» **MATERIAL PROVIDED**:
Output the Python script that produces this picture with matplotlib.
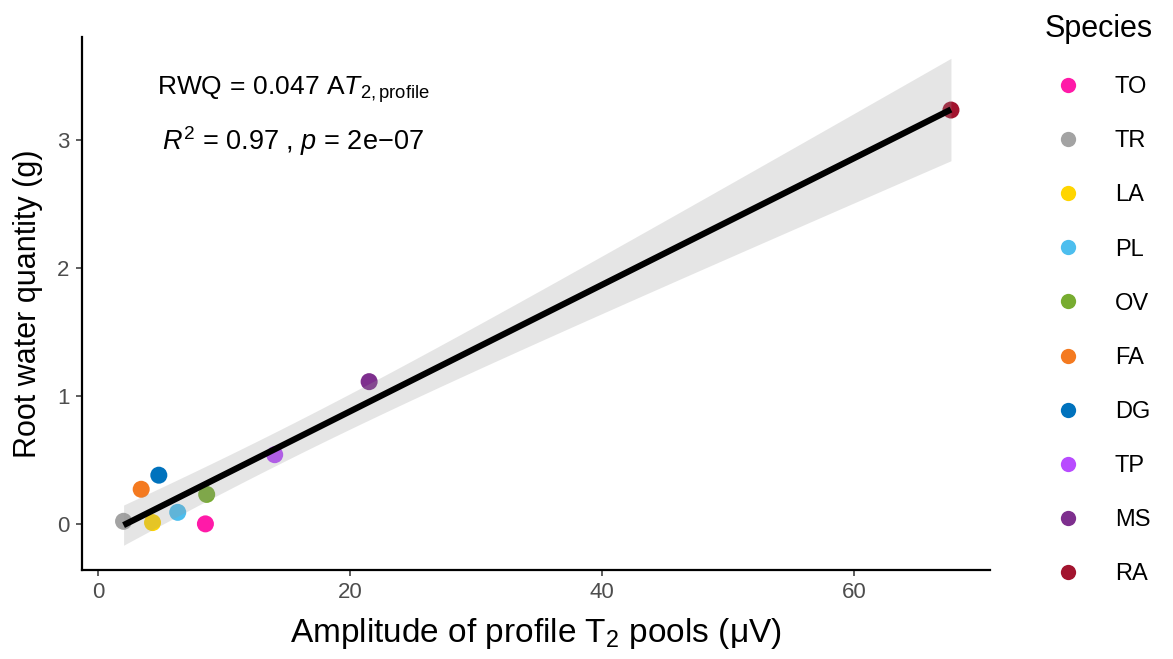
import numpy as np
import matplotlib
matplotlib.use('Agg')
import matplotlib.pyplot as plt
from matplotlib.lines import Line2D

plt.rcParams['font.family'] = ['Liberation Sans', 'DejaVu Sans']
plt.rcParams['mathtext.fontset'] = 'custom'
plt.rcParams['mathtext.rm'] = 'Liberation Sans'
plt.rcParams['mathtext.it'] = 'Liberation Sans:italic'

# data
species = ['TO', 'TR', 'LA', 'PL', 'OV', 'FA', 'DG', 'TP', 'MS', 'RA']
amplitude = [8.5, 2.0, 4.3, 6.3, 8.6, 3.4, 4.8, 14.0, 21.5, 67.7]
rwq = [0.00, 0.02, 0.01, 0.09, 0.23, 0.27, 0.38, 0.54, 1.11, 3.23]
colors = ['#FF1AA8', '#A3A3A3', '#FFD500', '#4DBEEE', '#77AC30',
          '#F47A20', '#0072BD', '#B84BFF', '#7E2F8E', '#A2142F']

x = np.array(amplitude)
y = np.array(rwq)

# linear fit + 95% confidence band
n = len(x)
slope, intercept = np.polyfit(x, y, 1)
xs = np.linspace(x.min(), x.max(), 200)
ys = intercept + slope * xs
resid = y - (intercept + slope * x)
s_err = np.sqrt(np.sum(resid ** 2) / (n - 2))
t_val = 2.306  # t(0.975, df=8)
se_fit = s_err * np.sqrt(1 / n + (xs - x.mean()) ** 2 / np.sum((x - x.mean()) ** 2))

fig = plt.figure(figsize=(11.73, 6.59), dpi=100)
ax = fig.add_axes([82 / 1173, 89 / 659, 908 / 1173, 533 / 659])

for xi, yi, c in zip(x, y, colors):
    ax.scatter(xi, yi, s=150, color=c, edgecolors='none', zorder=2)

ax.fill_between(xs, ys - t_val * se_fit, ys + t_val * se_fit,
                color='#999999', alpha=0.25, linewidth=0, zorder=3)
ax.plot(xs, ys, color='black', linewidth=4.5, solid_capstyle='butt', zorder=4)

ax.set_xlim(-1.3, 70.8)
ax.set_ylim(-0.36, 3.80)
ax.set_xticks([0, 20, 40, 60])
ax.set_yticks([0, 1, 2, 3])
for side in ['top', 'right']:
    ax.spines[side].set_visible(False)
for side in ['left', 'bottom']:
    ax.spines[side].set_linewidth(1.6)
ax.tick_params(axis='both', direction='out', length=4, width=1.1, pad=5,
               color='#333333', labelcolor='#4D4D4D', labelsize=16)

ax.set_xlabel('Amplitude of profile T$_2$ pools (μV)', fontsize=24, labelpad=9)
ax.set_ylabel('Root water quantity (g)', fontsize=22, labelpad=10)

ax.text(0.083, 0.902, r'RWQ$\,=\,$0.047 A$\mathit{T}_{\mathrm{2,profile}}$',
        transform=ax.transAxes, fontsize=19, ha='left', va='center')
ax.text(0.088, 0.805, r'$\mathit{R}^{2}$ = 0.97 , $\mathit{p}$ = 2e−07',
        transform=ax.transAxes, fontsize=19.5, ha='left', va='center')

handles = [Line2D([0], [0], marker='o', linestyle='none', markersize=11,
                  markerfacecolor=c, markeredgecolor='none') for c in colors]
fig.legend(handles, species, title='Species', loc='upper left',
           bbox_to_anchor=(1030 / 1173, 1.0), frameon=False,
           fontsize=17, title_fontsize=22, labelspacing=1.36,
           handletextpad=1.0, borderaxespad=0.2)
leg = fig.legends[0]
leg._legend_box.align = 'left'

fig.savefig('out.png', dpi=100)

» **SHORT TASK**: Reproduce the material above exactly, first line through the line that contains "y = np.array(rwq)", minus the pictures.

» **RESULT FOR THIS TASK**:
Output the Python script that produces this picture with matplotlib.
import numpy as np
import matplotlib
matplotlib.use('Agg')
import matplotlib.pyplot as plt
from matplotlib.lines import Line2D

plt.rcParams['font.family'] = ['Liberation Sans', 'DejaVu Sans']
plt.rcParams['mathtext.fontset'] = 'custom'
plt.rcParams['mathtext.rm'] = 'Liberation Sans'
plt.rcParams['mathtext.it'] = 'Liberation Sans:italic'

# data
species = ['TO', 'TR', 'LA', 'PL', 'OV', 'FA', 'DG', 'TP', 'MS', 'RA']
amplitude = [8.5, 2.0, 4.3, 6.3, 8.6, 3.4, 4.8, 14.0, 21.5, 67.7]
rwq = [0.00, 0.02, 0.01, 0.09, 0.23, 0.27, 0.38, 0.54, 1.11, 3.23]
colors = ['#FF1AA8', '#A3A3A3', '#FFD500', '#4DBEEE', '#77AC30',
          '#F47A20', '#0072BD', '#B84BFF', '#7E2F8E', '#A2142F']

x = np.array(amplitude)
y = np.array(rwq)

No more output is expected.